Grants Funded

Abstract
Tendon injuries occur frequently in physically active individuals and as a result of trauma, but the clinical outcomes for these injuries can be poor. Even with surgical repair, excessive scar tissue formation can severely limit function. Unlike our understanding of skeletal muscle regeneration, very little is known about the cellular and molecular mechanisms of how tendons heal. Therefore, a greater insight into this process may lead to targeted therapies that could potentially serve as an adjunct to surgery. Tendon healing is orchestrated by fibroblasts, which have a well-described role in synthesizing and remodeling extracellular matrix (ECM) after tissue injury. In many organ systems, epithelial cells contribute to the pool of fibroblasts, which can then regenerate damaged ECM. This sequence of biologic events is known as epithelial-to-mesenchymal transition (EMT). While most tendons are surrounded by sheets of epithelial cells, and these tissue layers could provide a source of fibroblasts to repair injured tendon ECM, the role of EMT in tendon repair has not been previously described.
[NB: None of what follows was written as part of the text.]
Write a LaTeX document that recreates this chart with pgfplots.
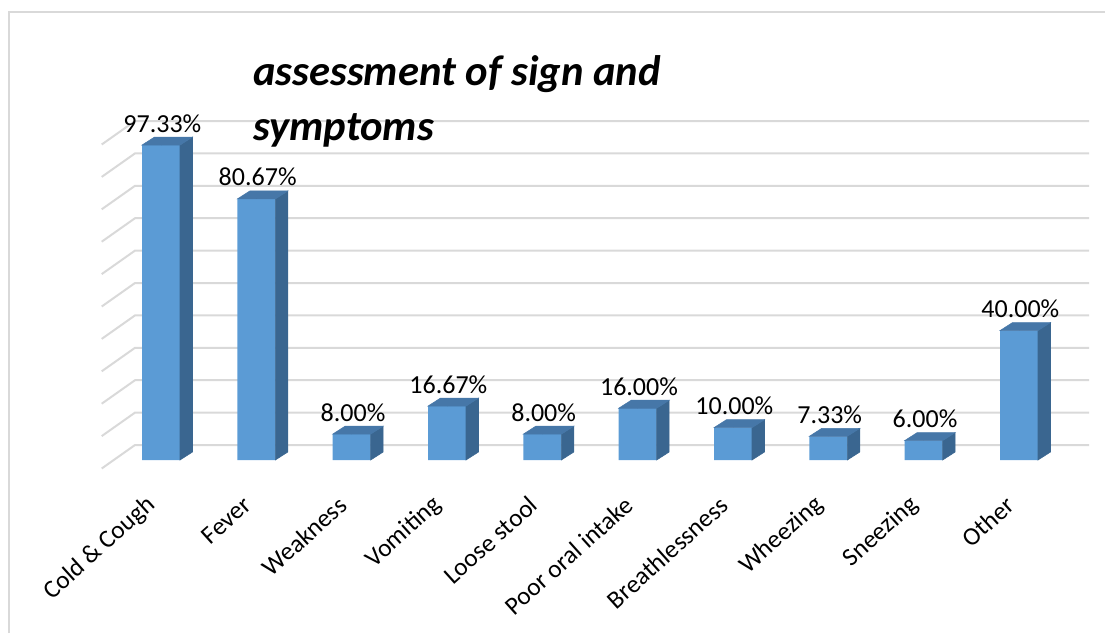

In this proposal, the main objective is to determine if EMT is contributing to the repair of injured tendon and its overall importance in tendon regeneration. Our preliminary data suggest that EMT-related signaling molecules are highly expressed in both the epithelium surrounding tendon as well as at the repair site following an acute tear and repair. Using mice wherein these EMT-related signaling molecules can be deleted only in cells giving rise to tendon fibroblasts, the impact of these factors on tendon regeneration can be investigated by measuring changes in gene expression, histology and tendon mechanics. Additionally, in a series of lineage tracing experiments using transgenic mice, the epithelium surrounding tendon can be labelled with a fluorescent protein to determine if the fibroblasts emerging from it are in fact true descendents of epithelial cells. The proposed studies will greatly expand our knowledge of basic tendon fibroblast biology and there is potential for a real clinical impact on the practice of plastic surgery. Findings from this proposal could lead to future translational studies involving the design of new therapeutics directed at improving tendon healing after surgical repair, and may provide useful cellular markers that can be applied to tissue engineering approaches for the reconstruction of critical tendon defects.

Biography
A native of Southeastern Michigan, Dr. Sugg completed his undergraduate studies in Chemistry as a Presidential Scholar at Wayne State University. He then earned a medical degree from the Wayne State University School of Medicine. With enthusiasm for complex problem solving, Dr. Sugg entered the Integrated Plastic and Reconstructive Surgery Residency Program at the University of Michigan in July 2007. He spent one year in the Neuromuscular Lab as a postdoctoral fellow investigating ways to provide sensation to prosthetic limbs. More recently, he enrolled into the Program in Biomedical Sciences at the University of Michigan to pursue a PhD degree in Molecular and Integrative Physiology. The focus of his dissertation is on the cellular and molecular mechanisms that regulate tendon growth and regeneration.